[AVAILABLE DATA]:

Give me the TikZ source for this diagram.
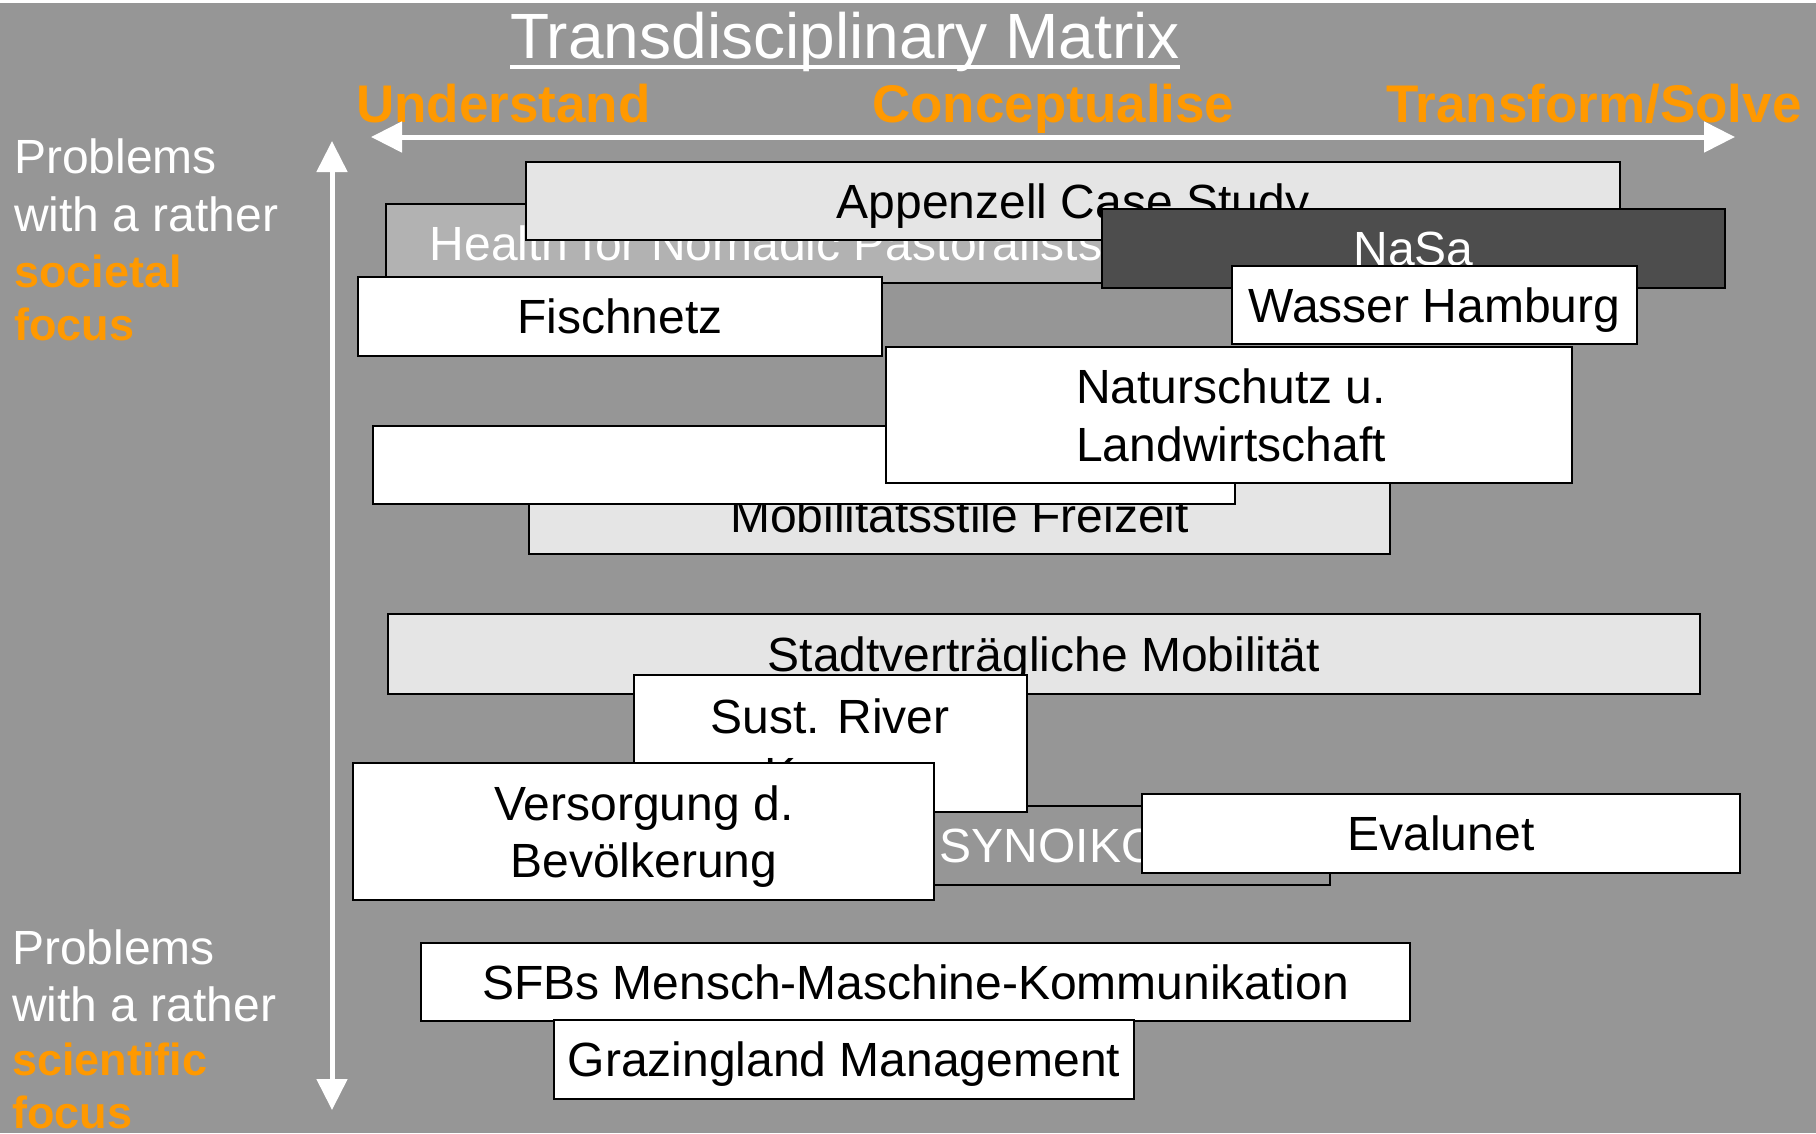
\documentclass[tikz,border=0pt]{standalone}
\usepackage{fontspec}
\setmainfont{Liberation Sans}
\usetikzlibrary{arrows.meta}
\definecolor{bg}{HTML}{969696}
\definecolor{lightbox}{HTML}{E5E5E5}
\definecolor{midbox}{HTML}{B2B2B2}
\definecolor{darkbox}{HTML}{4D4D4D}
\definecolor{orangetxt}{HTML}{FF9900}
\newcommand{\boxfont}{\fontsize{48}{57}\selectfont}
\newcommand{\sidefont}{\fontsize{48}{56}\selectfont}
\newcommand{\sideboldfont}{\fontsize{45}{54}\selectfont\bfseries}
\newcommand{\headfont}{\fontsize{53}{60}\selectfont\bfseries}
\newcommand{\titlefont}{\fontsize{64}{72}\selectfont}
\begin{document}
\begin{tikzpicture}[x=1pt,y=-1pt,
 pbox/.style={draw=black, line width=2pt, rectangle, inner sep=0pt, font=\boxfont, text=black, fill=white, text height=34.4pt, text depth=0pt},
 lbl/.style={inner sep=0pt, font=\boxfont, text=black, anchor=base},
 side/.style={inner sep=0pt, font=\sidefont, text=white, anchor=base west},
 sidebold/.style={side, text=orangetxt, font=\sideboldfont},
 head/.style={inner sep=0pt, font=\headfont, text=orangetxt, anchor=base west},
 axis/.style={draw=white, line width=5pt, {Triangle[length=31pt,width=30pt]}-{Triangle[length=31pt,width=30pt]}}
]
\useasboundingbox (0,0) rectangle (1816,1133);
\fill[bg] (0,0) rectangle (1816,1133);
\fill[white] (0,0) rectangle (1816,3);

% title and headings
\node[inner sep=0pt, font=\titlefont, text=white, anchor=base west] (title) at (510,58) {Transdisciplinary Matrix};
\draw[white, line width=4pt] ([yshift=-9pt]title.base west) -- ([yshift=-9pt]title.base east);
\node[head] (und) at (356,122) {Understand};
\node[head] (con) at (872,122) {Conceptualise};
\node[head] (tra) at (1386,122) {Transform/Solve};

% axes
\coordinate (hl) at (371,137);
\coordinate (hr) at (1735,137);
\coordinate (vt) at (332,141);
\coordinate (vb) at (332,1110);
\draw[axis] (hl) -- (hr);
\draw[axis] (vt) -- (vb);

% side texts
\node[side] (s1) at (14,173) {Problems};
\node[side] (s2) at (14,231) {with a rather};
\node[sidebold] (s3) at (14,287) {societal};
\node[sidebold] (s4) at (14,340) {focus};
\node[side] (b1) at (12,964) {Problems};
\node[side] (b2) at (12,1021) {with a rather};
\node[sidebold] (b3) at (12,1075) {scientific};
\node[sidebold] (b4) at (12,1128) {focus};

% upper group
\node[pbox, fill=midbox, text=white, minimum width=760pt, minimum height=79pt] (health) at (766,243.5) {Health for Nomadic Pastoralists};
\node[pbox, fill=lightbox, minimum width=1094pt, minimum height=78pt] (appen) at (1073,201) {Appenzell Case Study};
\node[pbox, fill=darkbox, text=white, minimum width=623pt, minimum height=79pt] (nasa) at (1413.5,248.5) {NaSa};
\node[pbox, minimum width=405pt, minimum height=78pt] (wasser) at (1434.5,305) {Wasser Hamburg};
\node[pbox, minimum width=524pt, minimum height=79pt] (fisch) at (620,316.5) {Fischnetz};

\node[pbox, fill=lightbox, minimum width=861pt, minimum height=78pt] (mobil) at (959.5,515) {Mobilitätsstile Freizeit};
\node[pbox, minimum width=862pt, minimum height=78pt] (blank) at (804,465) {};
\node[pbox, minimum width=686pt, minimum height=136pt] (natur) at (1229,415) {};
\node[lbl] (natur1) at (1231,403) {Naturschutz u.};
\node[lbl] (natur2) at (1231,461) {Landwirtschaft};

% middle group
\node[pbox, fill=lightbox, minimum width=1312pt, minimum height=80pt] (stadt) at (1044,654) {Stadtverträgliche Mobilität};
\node[pbox, fill=bg, text=white, minimum width=530pt, minimum height=79pt] (syn) at (1065,845.5) {SYNOIKOS};
\node[pbox, minimum width=393pt, minimum height=137pt] (sust) at (830.5,743.5) {};
\node[lbl] (sust1) at (830,733) {Sust. River};
\node[lbl] (sust2) at (830,791) {K\phantom{inzig}};
\node[pbox, minimum width=581pt, minimum height=137pt] (vers) at (643.5,831.5) {};
\node[lbl] (vers1) at (644,820) {Versorgung d.};
\node[lbl] (vers2) at (644,877) {Bevölkerung};
\node[pbox, minimum width=598pt, minimum height=79pt] (eval) at (1441,833.5) {Evalunet};

% lower group
\node[pbox, minimum width=989pt, minimum height=78pt] (sfb) at (915.5,982) {SFBs Mensch-Maschine-Kommunikation};
\node[pbox, minimum width=580pt, minimum height=79pt] (graz) at (844,1059.5) {Grazingland Management};
\end{tikzpicture}
\end{document}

[INSTRUCTION]: Please quote the lines of the material, beginning with the first and ending with the one that contains "(0,0) rectangle (1816,3);", exactly as written and without any pictures.

[OUTPUT OF THE TASK]:
Give me the TikZ source for this diagram.
\documentclass[tikz,border=0pt]{standalone}
\usepackage{fontspec}
\setmainfont{Liberation Sans}
\usetikzlibrary{arrows.meta}
\definecolor{bg}{HTML}{969696}
\definecolor{lightbox}{HTML}{E5E5E5}
\definecolor{midbox}{HTML}{B2B2B2}
\definecolor{darkbox}{HTML}{4D4D4D}
\definecolor{orangetxt}{HTML}{FF9900}
\newcommand{\boxfont}{\fontsize{48}{57}\selectfont}
\newcommand{\sidefont}{\fontsize{48}{56}\selectfont}
\newcommand{\sideboldfont}{\fontsize{45}{54}\selectfont\bfseries}
\newcommand{\headfont}{\fontsize{53}{60}\selectfont\bfseries}
\newcommand{\titlefont}{\fontsize{64}{72}\selectfont}
\begin{document}
\begin{tikzpicture}[x=1pt,y=-1pt,
 pbox/.style={draw=black, line width=2pt, rectangle, inner sep=0pt, font=\boxfont, text=black, fill=white, text height=34.4pt, text depth=0pt},
 lbl/.style={inner sep=0pt, font=\boxfont, text=black, anchor=base},
 side/.style={inner sep=0pt, font=\sidefont, text=white, anchor=base west},
 sidebold/.style={side, text=orangetxt, font=\sideboldfont},
 head/.style={inner sep=0pt, font=\headfont, text=orangetxt, anchor=base west},
 axis/.style={draw=white, line width=5pt, {Triangle[length=31pt,width=30pt]}-{Triangle[length=31pt,width=30pt]}}
]
\useasboundingbox (0,0) rectangle (1816,1133);
\fill[bg] (0,0) rectangle (1816,1133);
\fill[white] (0,0) rectangle (1816,3);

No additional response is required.